RENDEZ-VOUS CRUCIAL EN CHINE

“L’IPBES présente aux décideurs une base scientifique fiable, les connaissances et les options stratégiques pour qu’ils les analysent”, résume la Française Anne Larigauderie, secrétaire exécutive de l’instance, dans un communiqué.

Réunis à Metz (Moselle) dans le cadre de la présidence française du G7, les sept pays les plus industrialisés de la planète (Etats-Unis, Canada, Japon, Allemagne, Royaume-Uni, France et Italie), notamment, ont signé lundi une charte de la biodiversité, qui ne contient cependant aucun engagement contraignant.

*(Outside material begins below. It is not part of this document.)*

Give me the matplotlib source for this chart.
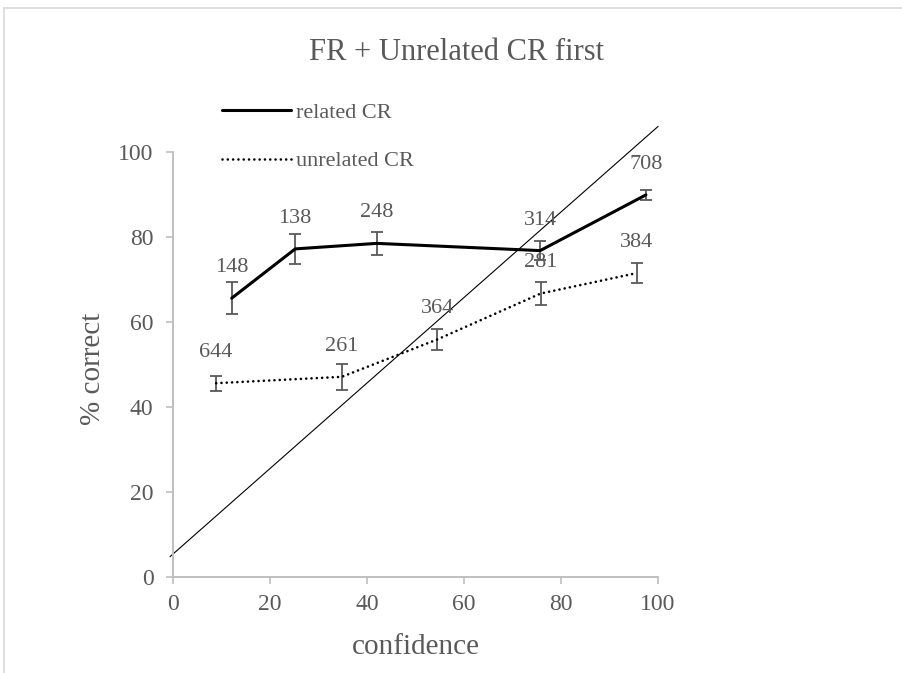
import matplotlib
matplotlib.use("Agg")
import matplotlib.pyplot as plt
from matplotlib.lines import Line2D

plt.rcParams['font.family'] = ['Liberation Serif', 'DejaVu Serif']

# values
x_rel = [12.1, 25.2, 42.0, 75.7, 97.5]
y_rel = [65.6, 77.2, 78.5, 76.8, 89.9]
err_rel = [3.7, 3.5, 2.7, 2.3, 1.2]
n_rel = [148, 138, 248, 314, 708]

x_unrel = [8.9, 34.8, 54.5, 75.8, 95.6]
y_unrel = [45.6, 47.1, 55.9, 66.7, 71.5]
err_unrel = [1.8, 3.1, 2.4, 2.8, 2.4]
n_unrel = [644, 261, 364, 281, 384]

# reference diagonal
diag_x = [-0.6, 100]
diag_y = [4.8, 106]

xticks = [0, 20, 40, 60, 80, 100]
yticks = [0, 20, 40, 60, 80, 100]

text_gray = '#595959'
axis_gray = '#BFBFBF'

W, H = 902, 673
fig = plt.figure(figsize=(W / 100, H / 100), dpi=100)
ax = fig.add_axes([173 / W, 1 - 577 / H, (658 - 173) / W, (577 - 152) / H])

# chart area border (top and left edges visible)
fig.add_artist(Line2D([4 / W, 1], [1 - 8 / H, 1 - 8 / H], color='#D9D9D9', lw=1.2))
fig.add_artist(Line2D([4 / W, 4 / W], [0, 1 - 8 / H], color='#D9D9D9', lw=1.2))

ax.plot(diag_x, diag_y, color='black', lw=0.8, clip_on=False, zorder=2)

ax.errorbar(x_rel, y_rel, yerr=err_rel, fmt='none', ecolor=text_gray,
            elinewidth=1.3, capsize=4.2, capthick=1.3, zorder=3, clip_on=False)
ax.errorbar(x_unrel, y_unrel, yerr=err_unrel, fmt='none', ecolor=text_gray,
            elinewidth=1.3, capsize=4.2, capthick=1.3, zorder=3, clip_on=False)

rel_line, = ax.plot(x_rel, y_rel, color='black', lw=2.2, label='related CR',
                    solid_capstyle='round', zorder=4, clip_on=False)
unrel_line, = ax.plot(x_unrel, y_unrel, color='black', lw=1.9, label='unrelated CR',
                      dashes=(0.01, 2.0), dash_capstyle='round', zorder=4, clip_on=False)

for xs, ys, ns in [(x_rel, y_rel, n_rel), (x_unrel, y_unrel, n_unrel)]:
    for x, y, n in zip(xs, ys, ns):
        ax.annotate(str(n), (x, y), xytext=(0, 22), textcoords='offset points',
                    ha='center', va='center', fontsize=16, color=text_gray,
                    annotation_clip=False, zorder=5)

ax.set_xlim(0, 100)
ax.set_ylim(0, 100)
ax.set_xticks(xticks)
ax.set_yticks(yticks)
ax.tick_params(axis='both', which='major', direction='out', length=5, width=1.2,
               color=axis_gray, labelcolor=text_gray, labelsize=17)
ax.tick_params(axis='y', pad=9)
ax.tick_params(axis='x', pad=7)

for side in ['top', 'right']:
    ax.spines[side].set_visible(False)
for side in ['left', 'bottom']:
    ax.spines[side].set_color(axis_gray)
    ax.spines[side].set_linewidth(1.4)

ax.set_xlabel('confidence', fontsize=21, color=text_gray)
ax.set_ylabel('% correct', fontsize=21, color=text_gray)
ax.xaxis.set_label_coords(0.5, (577 - 647) / 425)
ax.yaxis.set_label_coords((93 - 173) / 485, 0.49)
ax.xaxis.label.set_va('center')
ax.yaxis.label.set_va('center')

fig.text(457 / W, 1 - 52 / H, 'FR + Unrelated CR first', ha='center', va='center',
         fontsize=22, color=text_gray)

leg = ax.legend(handles=[rel_line, unrel_line], loc='upper left',
                bbox_to_anchor=(222 / W, 1 - 102 / H), bbox_transform=fig.transFigure,
                frameon=False, fontsize=16, handlelength=3.1, handletextpad=0.25,
                labelspacing=1.27, borderpad=0, borderaxespad=0)
for t in leg.get_texts():
    t.set_color(text_gray)

fig.savefig('out.png', dpi=100)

“Nous sommes arrivés à montrer que, quand les scientifiques nous alertent et quand nous avons les preuves scientifiques, alors nous pouvons immédiatement (…) traduire ces résultats en politiques publiques”, a déclaré la secrétaire d’Etat française Brune Poirson.

En réalité, le rendez-vous crucial aura lieu en fin d’année prochaine à Kunming, en Chine, où se déroulera la COP 15 sur la biodiversité, d’une importance comparable, au moins sur le plan symbolique, à la COP 21 de Paris sur le climat.

En attendant, le rapport de l’IPBES donne des armes aux écologistes et aux ONG de défense de l’environnement qui, à l’image du WWF France, ont réclamé une “action décisive et ambitieuse” de la part des Etats.

“Nous devons transformer nos sociétés, sans quoi nous mettrons en danger notre existence et celle du monde naturel au sens large”, a réagi dans un communiqué Laurence Tubiana, qui fut la cheville ouvrière de la présidence française de la COP 21.

“De combien d’autres preuves les politiciens ont-ils besoin pour accélérer les efforts pour protéger notre environnement et notre avenir ?”

La France, pour sa part, se présente comme en pointe sur le sujet, près d’un an après l’adoption d’un plan de 90 mesures en faveur de la biodiversité.

Emmanuel Macron devait recevoir ce lundi une délégation de huit membres de l’IPBES, emmenée par Robert Watson.